• [TASK DESCRIPTION]: Pictures stay out of the copy. Repeat exactly the lines from the first entry below through the line that contains "0.900, 0.900, 0.900, 0.900, 0.900, 0.900];", and nothing beyond.
··· AVAILABLE RECORDS
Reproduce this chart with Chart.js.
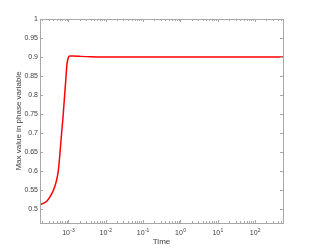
<!DOCTYPE html>
<html>
<head>
<meta charset="utf-8">
<script src="https://cdn.jsdelivr.net/npm/chart.js@4/dist/chart.umd.min.js"></script>
<style>
  html, body { margin: 0; padding: 0; background: #fff; }
  #wrap { width: 313px; height: 251px; }
</style>
</head>
<body>
<div id="wrap"><canvas id="phaseChart" width="313" height="251"></canvas></div>
<script>
// Max value in phase variable vs time (log time axis)

const timeValues = [1.75e-4, 2.2e-4, 2.7e-4, 3.2e-4, 3.8e-4, 4.4e-4, 4.9e-4, 5.3e-4, 5.6e-4, 5.9e-4,
                    6.5e-4, 7.2e-4, 7.8e-4, 8.5e-4, 9.2e-4, 1.0e-3, 1.1e-3, 1.4e-3, 2e-3, 4e-3,
                    1e-2, 1e-1, 1, 10, 100, 560];
const maxPhase   = [0.512, 0.516, 0.522, 0.532, 0.545, 0.561, 0.578, 0.595, 0.615, 0.640,
                    0.690, 0.740, 0.786, 0.835, 0.880, 0.898, 0.903, 0.903, 0.902, 0.9005,
                    0.900, 0.900, 0.900, 0.900, 0.900, 0.900];

const xMajorTicks = [1e-3, 1e-2, 1e-1, 1, 10, 100];
const xTickExponents = ['-3', '-2', '-1', '0', '1', '2'];
const yTicks = [0.5, 0.55, 0.6, 0.65, 0.7, 0.75, 0.8, 0.85, 0.9, 0.95, 1];

const X_MIN = 1.75e-4, X_MAX = 560;
const Y_MIN = 0.464, Y_MAX = 1;
const axisColor = '#a8a8a8';
const textColor = '#404040';

// minor ticks 2..9 for each decade inside the range
const xAllTicks = [];
for (let e = -4; e <= 2; e++) {
    for (let m = 1; m <= 9; m++) {
        const v = m * Math.pow(10, e);
        if (v >= X_MIN && v <= X_MAX) xAllTicks.push(v);
    }
}

const boxTicks = {
    id: 'boxTicks',
    afterDraw(chart) {
        const { ctx, chartArea: a, scales } = chart;
        ctx.save();
        ctx.strokeStyle = axisColor;
        ctx.lineWidth = 1;
        ctx.strokeRect(Math.round(a.left) + 0.5, Math.round(a.top) + 0.5,
                       Math.round(a.right - a.left), Math.round(a.bottom - a.top));
        ctx.beginPath();
        scales.x.ticks.forEach(t => {
            const px = Math.round(scales.x.getPixelForValue(t.value)) + 0.5;
            const len = xMajorTicks.includes(t.value) ? 3 : 2;
            ctx.moveTo(px, a.bottom); ctx.lineTo(px, a.bottom - len);
            ctx.moveTo(px, a.top); ctx.lineTo(px, a.top + len);
        });
        scales.y.ticks.forEach(t => {
            const py = Math.round(scales.y.getPixelForValue(t.value)) + 0.5;
            ctx.moveTo(a.left, py); ctx.lineTo(a.left + 3, py);
            ctx.moveTo(a.right, py); ctx.lineTo(a.right - 3, py);
        });
        ctx.stroke();

        // power-of-ten labels with raised exponent
        ctx.fillStyle = textColor;
        ctx.textBaseline = 'alphabetic';
        ctx.textAlign = 'left';
        const baseFont = '7px "Liberation Sans"';
        const expFont = '5px "Liberation Sans"';
        xMajorTicks.forEach((v, i) => {
            const px = scales.x.getPixelForValue(v);
            ctx.font = baseFont;
            const wBase = ctx.measureText('10').width;
            ctx.font = expFont;
            const wExp = ctx.measureText(xTickExponents[i]).width;
            const x0 = px - (wBase + wExp) / 2;
            const yBase = a.bottom + 12;
            ctx.font = baseFont;
            ctx.fillText('10', x0, yBase);
            ctx.font = expFont;
            ctx.fillText(xTickExponents[i], x0 + wBase + 0.3, yBase - 3.5);
        });
        ctx.restore();
    }
};

new Chart(document.getElementById('phaseChart'), {
    type: 'line',
    data: {
        datasets: [{
            data: timeValues.map((t, i) => ({ x: t, y: maxPhase[i] })),
            borderColor: '#ff0000',
            borderWidth: 1.5,
            pointRadius: 0,
            cubicInterpolationMode: 'monotone',
            fill: false,
        }],
    },
    options: {
        responsive: false,
        animation: false,
        layout: { padding: { top: 19, right: 30, left: 14, bottom: 4 } },
        plugins: { legend: { display: false }, tooltip: { enabled: false } },
        scales: {
            x: {
                type: 'logarithmic',
                min: X_MIN,
                max: X_MAX,
                afterBuildTicks: s => { s.ticks = xAllTicks.map(v => ({ value: v })); },
                afterFit: s => { s.height = 24; },
                grid: { display: false, drawTicks: false },
                border: { display: false },
                ticks: {
                    autoSkip: false,
                    maxRotation: 0,
                    padding: 4,
                    font: { family: 'Liberation Sans', size: 7 },
                    callback: () => '',
                },
                title: {
                    display: true,
                    text: 'Time',
                    color: textColor,
                    font: { family: 'Liberation Sans', size: 8 },
                    padding: { top: 0, bottom: 0 },
                },
            },
            y: {
                min: Y_MIN,
                max: Y_MAX,
                afterBuildTicks: s => { s.ticks = yTicks.map(v => ({ value: v })); },
                afterFit: s => { s.width = 26; },
                grid: { display: false, drawTicks: false },
                border: { display: false },
                ticks: {
                    padding: 2,
                    color: textColor,
                    font: { family: 'Liberation Sans', size: 7 },
                    callback: v => String(+v.toFixed(2)),
                },
                title: {
                    display: true,
                    text: 'Max value in phase variable',
                    color: textColor,
                    font: { family: 'Liberation Sans', size: 8 },
                    padding: { top: 0, bottom: 0 },
                },
            },
        },
    },
    plugins: [boxTicks],
});
</script>
</body>
</html>
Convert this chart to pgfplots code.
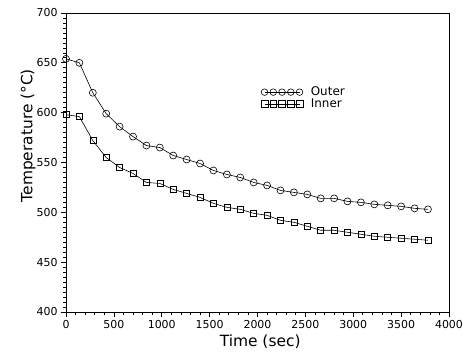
······
• [FINAL ANSWER]:
Reproduce this chart with Chart.js.
<!DOCTYPE html>
<html>
<head>
<meta charset="utf-8">
<script src="https://cdn.jsdelivr.net/npm/chart.js@4/dist/chart.umd.min.js"></script>
<style>
  html, body { margin: 0; padding: 0; background: #fff; }
  #wrap { width: 313px; height: 251px; }
</style>
</head>
<body>
<div id="wrap"><canvas id="phaseChart" width="313" height="251"></canvas></div>
<script>
// Max value in phase variable vs time (log time axis)

const timeValues = [1.75e-4, 2.2e-4, 2.7e-4, 3.2e-4, 3.8e-4, 4.4e-4, 4.9e-4, 5.3e-4, 5.6e-4, 5.9e-4,
                    6.5e-4, 7.2e-4, 7.8e-4, 8.5e-4, 9.2e-4, 1.0e-3, 1.1e-3, 1.4e-3, 2e-3, 4e-3,
                    1e-2, 1e-1, 1, 10, 100, 560];
const maxPhase   = [0.512, 0.516, 0.522, 0.532, 0.545, 0.561, 0.578, 0.595, 0.615, 0.640,
                    0.690, 0.740, 0.786, 0.835, 0.880, 0.898, 0.903, 0.903, 0.902, 0.9005,
                    0.900, 0.900, 0.900, 0.900, 0.900, 0.900];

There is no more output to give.